To say that Bar High Five comes highly recommended is a whopper of an understatement. The Tokyo cocktail den has become a permanent fixture on international best-of lists, and achieved household name-status among bartenders the world over. So on a recent trip to Japan, my two brothers and I decided to cap our two-week tour off with a visit to the hallowed watering hole.
The bar, located in the basement of an office building in the swanky Ginza district, had recently moved from its original fourth floor location to slightly larger basement digs. We had planned to get there just before its 5pm opening time to avoid the Friday rush, but arrived at half past five. In typical Tokyo fashion, the building did nothing to announce the presence of its famous bar. We simply walked through its door and braced ourselves for the line… which did not exist.

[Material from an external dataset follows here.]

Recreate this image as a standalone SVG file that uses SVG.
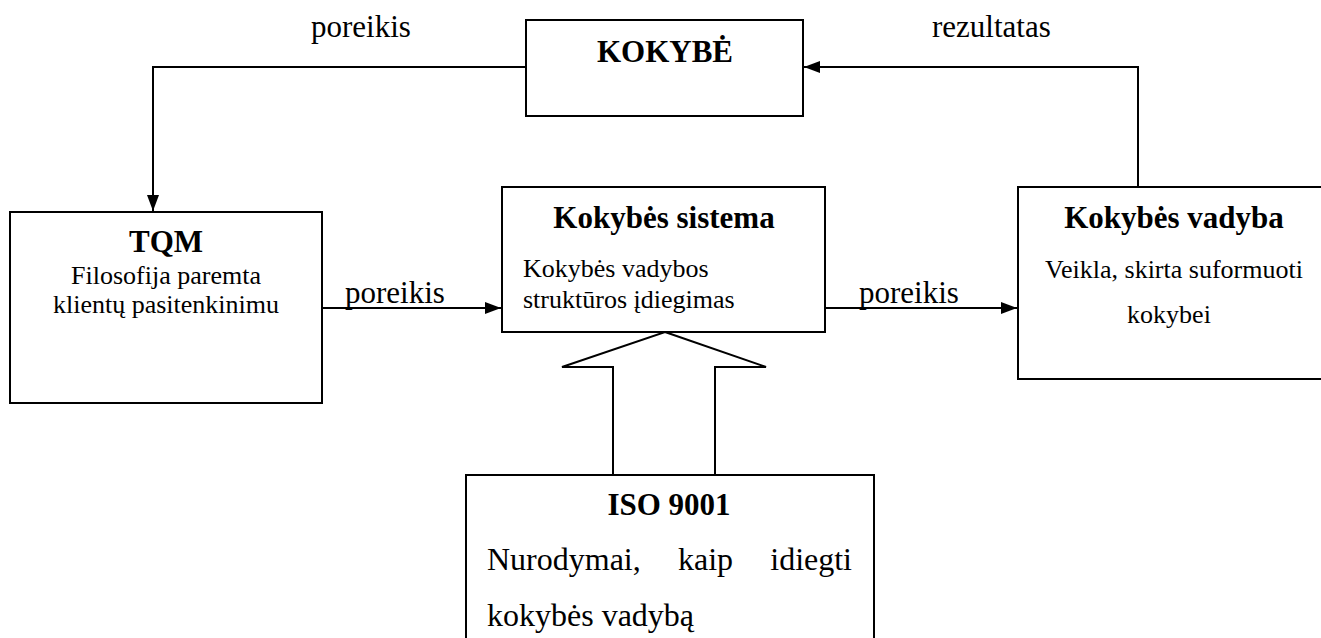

To our surprise, we found the bar almost empty. The small room, dominated by a long, handsomely carved wooden bar and the hundreds of spirits meticulously stacked behind it, held just a handful of souls. A few Westerners were sitting at a table in the rear, and the long bar was occupied only by the bartender and a single patron. Classic jazz played from the bar’s sound system.
We took our seats next to the bar patron, who turned out to be a Russian on his second drink. He was concluding a solo trip through Japan, and had made High Five one of his must-visit destinations. I asked him what he was drinking: it was a Manhattan-inspired drink made with Japanese whisky and a matcha liqueur. It was a deep, emerald green.

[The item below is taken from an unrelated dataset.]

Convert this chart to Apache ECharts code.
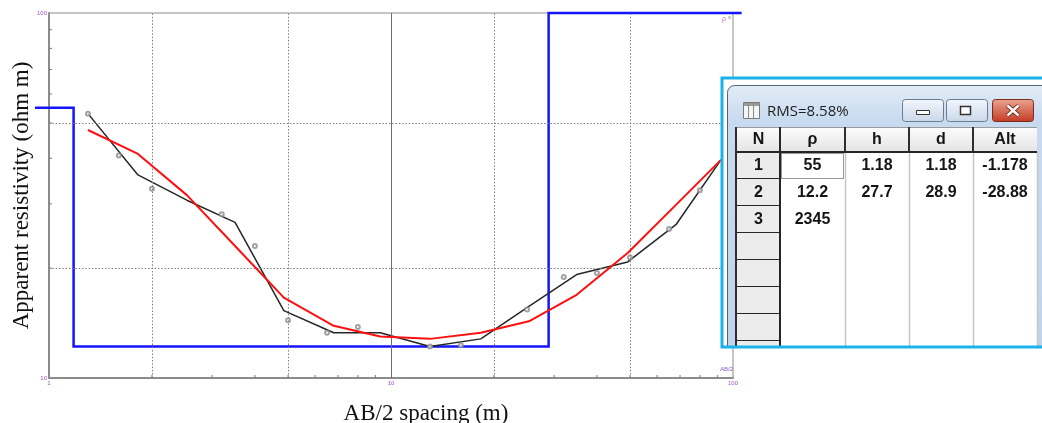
<!DOCTYPE html>
<html>
<head>
<meta charset="utf-8">
<title>Apparent resistivity sounding curve</title>
<script src="https://cdn.jsdelivr.net/npm/echarts@6/dist/echarts.min.js"></script>
<style>
  html, body { margin: 0; padding: 0; background: #fff; }
  #chart { width: 1042px; height: 423px; }
</style>
</head>
<body>
<div id="chart"></div>
<script>
// Field measurements (AB/2 in m, apparent resistivity in ohm m)
const abSpacing = [1.3, 1.6, 2.0, 3.2, 4.0, 5.0, 6.5, 8.0, 13, 16, 25, 32, 40, 50, 65, 80];
const rhoObserved = [53.0, 40.7, 33.0, 28.1, 23.0, 14.4, 13.3, 13.8, 12.2, 12.3, 15.4, 18.9, 19.4, 21.4, 25.6, 32.7];

// Sampling used by the smoothed field curve and the computed model curve
const abCurve = [1.3, 1.82, 2.53, 3.5, 4.86, 6.8, 9.3, 13.0, 18.3, 25.3, 34.9, 49.2, 68.1, 92.2];
const rhoSmoothed = [53.0, 36.0, 30.7, 26.7, 15.3, 13.3, 13.3, 12.2, 12.8, 15.7, 19.2, 20.8, 26.3, 39.6];
const rhoModel = [47.8, 41.1, 31.7, 23.0, 16.6, 13.9, 13.0, 12.8, 13.3, 14.3, 16.9, 22.0, 29.8, 39.6];

// Layered model (inversion result)
const tableHead = ['N', 'ρ', 'h', 'd', 'Alt'];
const layerRho = [55, 12.2, 2345];
const layerH = [1.18, 27.7];
const layerD = [1.18, 28.9];
const layerAlt = [-1.178, -28.88];
const rmsText = 'RMS=8.58%';
const modelSpan = [0.91, 106];

// Axes
const xRange = [1, 100];
const yRange = [10, 100];
const xTickMinor = [2, 3, 4, 5, 6, 7, 8, 9, 20, 30, 40, 50, 60, 70, 80, 90];
const yTickMinor = [20, 30, 40, 50, 60, 70, 80, 90];
const xGridDotted = [2, 5, 20, 50];
const yGridDotted = [20, 50];
const xGridSolid = [10];

const SERIF = '"Liberation Serif", "Times New Roman", serif';
const SANS = '"Liberation Sans", Arial, sans-serif';

// Step line of the layered model; resistivities above the axis top sit on the frame
function modelSteps() {
  const pts = [];
  let x0 = modelSpan[0];
  for (let i = 0; i < layerRho.length; i++) {
    const r = Math.min(layerRho[i], yRange[1]);
    const x1 = i < layerD.length ? layerD[i] : modelSpan[1];
    pts.push([x0, r], [x1, r]);
    x0 = x1;
  }
  return pts;
}
const modelPoints = modelSteps();

function zip(xs, ys) { return xs.map((x, i) => [x, ys[i]]); }

// Inset: layer table window
function buildInset() {
  const Z = 100;
  const els = [];
  const add = (o) => { o.z = Z; o.silent = true; els.push(o); };
  const grad = (a, b) => ({ type: 'linear', x: 0, y: 0, x2: 0, y2: 1,
    colorStops: [{ offset: 0, color: a }, { offset: 1, color: b }] });
  const txt = (text, x, y, font, fill, align) => add({
    type: 'text',
    style: { text: text, x: x, y: y, font: font, fill: fill,
      align: align || 'center', verticalAlign: 'middle',
      textAlign: align || 'center', textVerticalAlign: 'middle' }
  });
  const line = (x1, y1, x2, y2, stroke, w, dash) => add({
    type: 'line', shape: { x1: x1, y1: y1, x2: x2, y2: y2 },
    style: { stroke: stroke, lineWidth: w, lineDash: dash || null }
  });

  // backdrop and window frame
  add({ type: 'rect', shape: { x: 722, y: 78, width: 330, height: 269 }, style: { fill: '#ffffff' } });
  add({ type: 'rect', shape: { x: 727.5, y: 85.5, width: 330, height: 261, r: [7, 0, 0, 0] },
    style: { fill: { type: 'linear', x: 0, y: 0, x2: 0, y2: 1, colorStops: [
      { offset: 0, color: '#e2ecf8' }, { offset: 0.14, color: '#c7daef' }, { offset: 1, color: '#bfd4ec' }] },
      stroke: '#56616f', lineWidth: 1 } });

  // title bar: icon, caption, buttons
  add({ type: 'rect', shape: { x: 743.5, y: 102.5, width: 16, height: 16 }, style: { fill: '#f6f6f6', stroke: '#7a7a7a', lineWidth: 1 } });
  add({ type: 'rect', shape: { x: 744, y: 103, width: 15, height: 3 }, style: { fill: '#9c9c9c' } });
  line(748.5, 103, 748.5, 118, '#8a8a8a', 1);
  line(753.5, 103, 753.5, 118, '#8a8a8a', 1);
  txt(rmsText, 767, 112, '15px "Open Sans", "Noto Sans", sans-serif', '#1e1e1e', 'left');

  add({ type: 'rect', shape: { x: 902.5, y: 99.5, width: 41, height: 22, r: 3 },
    style: { fill: grad('#f3f7fc', '#c9d8ea'), stroke: '#6b7b90', lineWidth: 1 } });
  add({ type: 'rect', shape: { x: 916.5, y: 110.5, width: 13, height: 4 }, style: { fill: '#ffffff', stroke: '#333', lineWidth: 1 } });
  add({ type: 'rect', shape: { x: 946.5, y: 99.5, width: 41, height: 22, r: 3 },
    style: { fill: grad('#f3f7fc', '#c9d8ea'), stroke: '#6b7b90', lineWidth: 1 } });
  add({ type: 'rect', shape: { x: 960.5, y: 106.5, width: 10, height: 8 }, style: { fill: '#ffffff', stroke: '#333', lineWidth: 1.5 } });
  add({ type: 'rect', shape: { x: 992.5, y: 99.5, width: 41, height: 22, r: 3 },
    style: { fill: grad('#eaa592', '#c43a23'), stroke: '#7d2a1c', lineWidth: 1 } });
  line(1007.5, 105.5, 1018.5, 115.5, '#5a1a10', 4);
  line(1018.5, 105.5, 1007.5, 115.5, '#5a1a10', 4);
  line(1007.5, 105.5, 1018.5, 115.5, '#ffffff', 2.4);
  line(1018.5, 105.5, 1007.5, 115.5, '#ffffff', 2.4);

  // table grid
  const colX = [737, 780, 845, 909, 973, 1037];
  const headTop = 127, headBot = 152, rowH = 27, gridBot = 346;
  add({ type: 'rect', shape: { x: colX[0], y: headTop, width: colX[5] - colX[0], height: gridBot - headTop }, style: { fill: '#ffffff' } });
  for (let c = 0; c < 5; c++) {
    add({ type: 'rect', shape: { x: colX[c], y: headTop, width: colX[c + 1] - colX[c], height: headBot - headTop },
      style: { fill: grad('#fcfcfc', '#e4e4e4') } });
    txt(tableHead[c], (colX[c] + colX[c + 1]) / 2, 140, 'bold 16px ' + SANS, '#151515');
  }
  line(colX[0], headTop + 0.5, colX[5], headTop + 0.5, '#9a9a9a', 1);
  for (let c = 1; c < 5; c++) line(colX[c], headTop, colX[c], headBot, '#303030', 2);

  const rows = layerRho.map((rho, i) => [String(i + 1), String(rho),
    layerH[i] !== undefined ? String(layerH[i]) : '',
    layerD[i] !== undefined ? String(layerD[i]) : '',
    layerAlt[i] !== undefined ? String(layerAlt[i]) : '']);
  for (let r = 0; headBot + r * rowH < gridBot; r++) {
    const y0 = headBot + r * rowH;
    const h = Math.min(rowH, gridBot - y0);
    add({ type: 'rect', shape: { x: colX[0], y: y0, width: colX[1] - colX[0], height: h }, style: { fill: '#ececec' } });
    if (y0 + rowH <= gridBot) line(colX[0], y0 + rowH, colX[1], y0 + rowH, '#262626', 2);
    if (rows[r]) {
      for (let c = 0; c < 5; c++) {
        if (rows[r][c]) txt(rows[r][c], (colX[c] + colX[c + 1]) / 2, y0 + 13.5, 'bold 16px ' + SANS, '#151515');
      }
    }
  }
  for (let c = 2; c < 6; c++) line(colX[c] + 0.5, headBot, colX[c] + 0.5, gridBot, '#c6c6c6', 1.5);
  line(colX[1], headTop, colX[1], gridBot, '#262626', 2);
  line(colX[0] - 1, headTop, colX[0] - 1, gridBot, '#2e2e2e', 2);
  line(colX[0], headBot, colX[5], headBot, '#262626', 2);
  add({ type: 'rect', shape: { x: 781.5, y: 153.5, width: 62, height: 25 },
    style: { fill: null, stroke: '#333', lineWidth: 1, lineDash: [1, 1] } });

  // cyan crop border
  add({ type: 'rect', shape: { x: 722, y: 78, width: 340, height: 269 },
    style: { fill: null, stroke: '#19b3ea', lineWidth: 3 } });
  return els;
}

const chart = echarts.init(document.getElementById('chart'), null, { renderer: 'canvas' });

const tinyLabel = { fontSize: 6, color: '#a255cc', fontFamily: SANS };
const lg = Math.log10;

const option = {
  animation: false,
  backgroundColor: '#ffffff',
  grid: { left: 49, right: 309, top: 13, bottom: 45, show: true, borderColor: '#8c8c8c', borderWidth: 1,
    containLabel: false, outerBoundsMode: 'none' },
  xAxis: {
    type: 'log', logBase: 10, min: xRange[0], max: xRange[1],
    name: 'AB/2 spacing (m)', nameLocation: 'middle', nameGap: 24,
    nameTextStyle: { fontFamily: SERIF, fontSize: 23, color: '#111', padding: [0, 0, 0, 70] },
    axisLine: { show: true, lineStyle: { color: '#8c8c8c', width: 2 } },
    axisTick: { show: false },
    splitLine: { show: false },
    minorTick: { show: false },
    axisLabel: Object.assign({ margin: 2 }, tinyLabel)
  },
  yAxis: {
    type: 'log', logBase: 10, min: yRange[0], max: yRange[1],
    name: 'Apparent resistivity (ohm m)', nameLocation: 'middle', nameGap: 16, nameRotate: 90,
    nameMoveOverlap: false,
    nameTextStyle: { fontFamily: SERIF, fontSize: 23, color: '#111' },
    axisLine: { show: true, lineStyle: { color: '#8c8c8c', width: 2 } },
    axisTick: { show: false },
    splitLine: { show: false },
    axisLabel: Object.assign({ margin: 2 }, tinyLabel)
  },
  graphic: [
    { type: 'text', z: 50, silent: true, style: { text: 'ρ', x: 722, y: 19, font: '7px ' + SANS, fill: '#d070d0', verticalAlign: 'middle', textVerticalAlign: 'middle' } },
    { type: 'text', z: 50, silent: true, style: { text: 'a', x: 728, y: 18, font: '5px ' + SANS, fill: '#70b070', verticalAlign: 'middle', textVerticalAlign: 'middle' } },
    { type: 'text', z: 50, silent: true, style: { text: 'AB/2', x: 720, y: 369, font: '6px ' + SANS, fill: '#7a5ac0', verticalAlign: 'middle', textVerticalAlign: 'middle' } }
  ].concat(buildInset()),
  series: [
    {
      // minor ticks on the bottom axis, plus the reference grid
      type: 'custom', coordinateSystem: 'cartesian2d', silent: true, z: 1,
      data: xTickMinor.map(v => [v, yRange[0]]),
      renderItem: function (params, api) {
        const p = api.coord([api.value(0), api.value(1)]);
        return { type: 'line', shape: { x1: p[0], y1: p[1], x2: p[0], y2: p[1] - 3 }, style: { stroke: '#7a7a7a', lineWidth: 1 } };
      },
      markLine: {
        silent: true, symbol: 'none', label: { show: false },
        lineStyle: { color: '#7e7e7e', width: 1, type: [1.5, 1.8] },
        data: xGridDotted.map(v => ({ xAxis: v }))
          .concat(yGridDotted.map(v => ({ yAxis: v })))
          .concat(xGridSolid.map(v => ({ xAxis: v, lineStyle: { type: 'solid', color: '#6e6e6e', width: 1 } })))
      }
    },
    {
      // minor ticks on the left axis
      type: 'custom', coordinateSystem: 'cartesian2d', silent: true, z: 1,
      data: yTickMinor.map(v => [xRange[0], v]),
      renderItem: function (params, api) {
        const p = api.coord([api.value(0), api.value(1)]);
        return { type: 'line', shape: { x1: p[0], y1: p[1], x2: p[0] + 3, y2: p[1] }, style: { stroke: '#7a7a7a', lineWidth: 1 } };
      }
    },
    {
      // layered model as a step line; its ends run a little past the frame,
      // so the x position follows the log axis beyond its ends as well
      name: 'Layered model', type: 'custom', coordinateSystem: 'cartesian2d', silent: true, z: 2,
      clip: false,
      data: modelPoints,
      renderItem: function (params, api) {
        if (params.dataIndex !== 0) return null;
        const pts = modelPoints.map(function (d) {
          const a = api.coord([xRange[0], d[1]]);
          const b = api.coord([xRange[1], d[1]]);
          const t = (lg(d[0]) - lg(xRange[0])) / (lg(xRange[1]) - lg(xRange[0]));
          return [a[0] + (b[0] - a[0]) * t, a[1]];
        });
        return { type: 'polyline', shape: { points: pts },
          style: { stroke: '#1414ff', lineWidth: 2.5, fill: null } };
      }
    },
    {
      name: 'Smoothed field curve', type: 'line', data: zip(abCurve, rhoSmoothed),
      symbol: 'none', silent: true, z: 3,
      lineStyle: { color: '#262626', width: 1.5 }
    },
    {
      name: 'Observed', type: 'scatter', data: zip(abSpacing, rhoObserved),
      symbol: 'emptyCircle', symbolSize: 4, silent: true, z: 4,
      itemStyle: { color: '#8c8c8c', borderColor: '#8c8c8c', borderWidth: 0.9 }
    },
    {
      name: 'Model response', type: 'line', data: zip(abCurve, rhoModel),
      symbol: 'none', silent: true, z: 5,
      lineStyle: { color: '#ff1010', width: 2 }
    }
  ]
};

chart.setOption(option);
</script>
</body>
</html>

The bartender approached us. He was an older, broad-chested man with graying hair and eyeglasses. The white of his dress shirt contrasted with his matching tie and suspenders, both of which were deep red with white polkadots. This was Hidetsugu Ueno, the bar’s legendary owner, master of the Japanese hard shake, and ice carver extraordinaire.
High Five had no menu. Rather, Ueno instructed us to tell him what kind of spirits or ingredients we prefer. I went first and asked to have what the Russian was drinking.
Ueno laid the ingredients out at the bar, elaborating on each as he made the drink. The matcha liqueur was from a Japanese maker, Dover Distilleries. The whisky he used was Fuji-Sanroku, a 100 proof single malt made by Kirin and not sold outside of Japan. He stirred the components together over huge blocks of hand-carved ice, and served it up in a Martini glass.
The two-ingredient concoction was instantly one of the best drinks I’d ever had. The liqueur possessed the signature flavor of matcha, and even its chalky texture. We were familiar with the whisky, having bought and consumed a bottle earlier in our trip, and its strong, sweet character was a perfect match for the drink.
Ueno’s attention lingered after our drinks were served. We told him about some of the other bars we’d explored in the city, including Bar Cocktail Book, and our visit to the Yamazaki Distillery. He listened with interest, and told us a bit about his own background, revealing to our surprise that he’s not a drinker.
Feeling inspired by the hue of my finished drink, I asked for something with Green Chartreuse. This drink, whose name was unrecorded, was once again made with Fuji-Sanroku, alongside lemon juice, shiso liqueur, and the Green Chartreuse. It was another fantastic drink, made even more alluring by the shiso liqueur I knew I wouldn’t be seeing on U.S. shores anytime soon.
For my third go, I requested an original creation that Bar High Five was known for. His answer was The Japanese Garden, made with Fuji-Sanroku, Midori, Hermes green tea liqueur, and several hearty bar spoons of housemade green tea bitters.
Though hours had passed and the bar had filled up, Ueno continued to chat with us as if we were the bar’s sole patrons. He also demonstrated his unique talent for opening bottles with knives.
My brother, as if acting on a dare, challenged him to make a drink using the shiso liqueur, egg whites, and gin. Ueno promptly made a fantastic drink incorporating all three.
Inspired by my brother’s order, I requested gin and egg white for my final drink. This drink, whose name is lost to history, also contained grapefruit juice, lime juice, and the omnipresent green tea liqueur.
As I lingered over this final libation, my boozy mind took stock of Bar High Five. The trip had taken me to some marvelous bars that put Japan’s perfectionist method of bartending on full display. But I had drunk Negronis and Martinis at those bars. The ice may have been meticulously hand-carved, but the drinks weren’t Japanese.
What I had just experienced at Bar High Five was different. Matcha, shiso: these were ingredients from far outside the world of Jerry Thomas. For the first time in Japan, I was experiencing truly Japanese cocktails. That realization was bittersweet, as I knew I wouldn’t be finding this stuff at my corner liquor store.
I expressed this regret to Ueno, who immediately drew up a solution. He gave us detailed directions to a nearby liquor store where the matcha liqueur could be found, as well as the Fuji-Sanroku and other whiskies. For good measure, he also gave us the address of his favorite sushi spot.
So we left Bar High Five, veins coursing with 100-proof whisky and matcha liqueur, seeking more of the same. I had no regrets, other than that our Russian friend was still at the bar, outpacing us all.